--- START DATA TO USE ---

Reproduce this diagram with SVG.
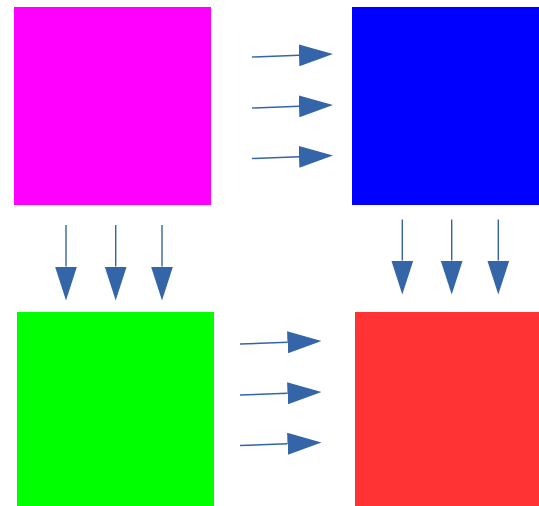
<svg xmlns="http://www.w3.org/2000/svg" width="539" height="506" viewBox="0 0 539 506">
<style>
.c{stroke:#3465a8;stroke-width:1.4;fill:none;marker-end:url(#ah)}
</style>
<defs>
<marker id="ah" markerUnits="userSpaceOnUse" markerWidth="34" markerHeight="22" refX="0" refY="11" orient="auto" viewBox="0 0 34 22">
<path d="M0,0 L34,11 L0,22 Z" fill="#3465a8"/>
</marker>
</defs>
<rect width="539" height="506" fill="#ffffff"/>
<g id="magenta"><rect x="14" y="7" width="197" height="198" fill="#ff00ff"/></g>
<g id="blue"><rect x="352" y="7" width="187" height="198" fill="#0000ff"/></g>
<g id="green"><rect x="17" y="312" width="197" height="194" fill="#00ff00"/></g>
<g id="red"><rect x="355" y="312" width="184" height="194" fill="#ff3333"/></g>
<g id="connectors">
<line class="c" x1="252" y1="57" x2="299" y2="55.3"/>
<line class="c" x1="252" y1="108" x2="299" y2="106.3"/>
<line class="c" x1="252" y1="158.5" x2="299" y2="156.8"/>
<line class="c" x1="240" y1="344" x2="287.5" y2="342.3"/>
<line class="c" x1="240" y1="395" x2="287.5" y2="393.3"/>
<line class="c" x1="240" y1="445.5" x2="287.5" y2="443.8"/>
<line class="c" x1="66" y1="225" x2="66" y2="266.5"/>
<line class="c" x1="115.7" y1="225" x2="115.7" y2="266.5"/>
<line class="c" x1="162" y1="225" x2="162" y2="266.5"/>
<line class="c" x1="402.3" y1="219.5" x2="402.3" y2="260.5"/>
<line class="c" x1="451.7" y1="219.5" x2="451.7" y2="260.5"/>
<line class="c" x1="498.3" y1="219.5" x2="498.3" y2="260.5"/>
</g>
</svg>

--- END DATA TO USE ---
--- START DATA TO USE ---

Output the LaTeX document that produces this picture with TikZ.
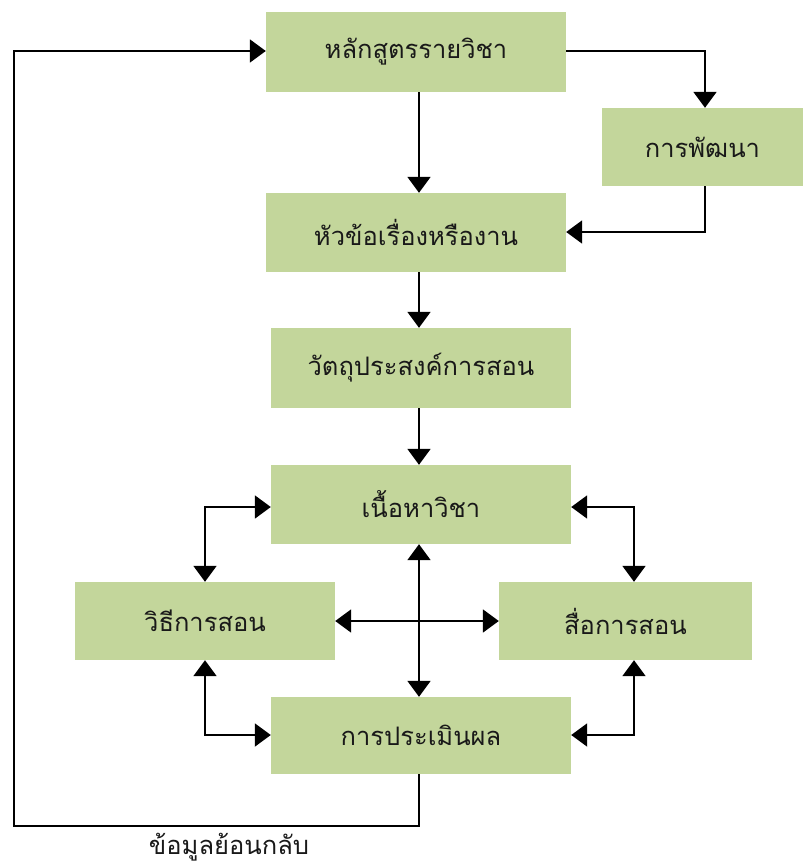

--- END DATA TO USE ---

▸ TO BE DONE:
In the entries above, find every line with the word "this" and list it.

▸ WORKED ANSWER:
Reproduce this diagram with SVG.
Output the LaTeX document that produces this picture with TikZ.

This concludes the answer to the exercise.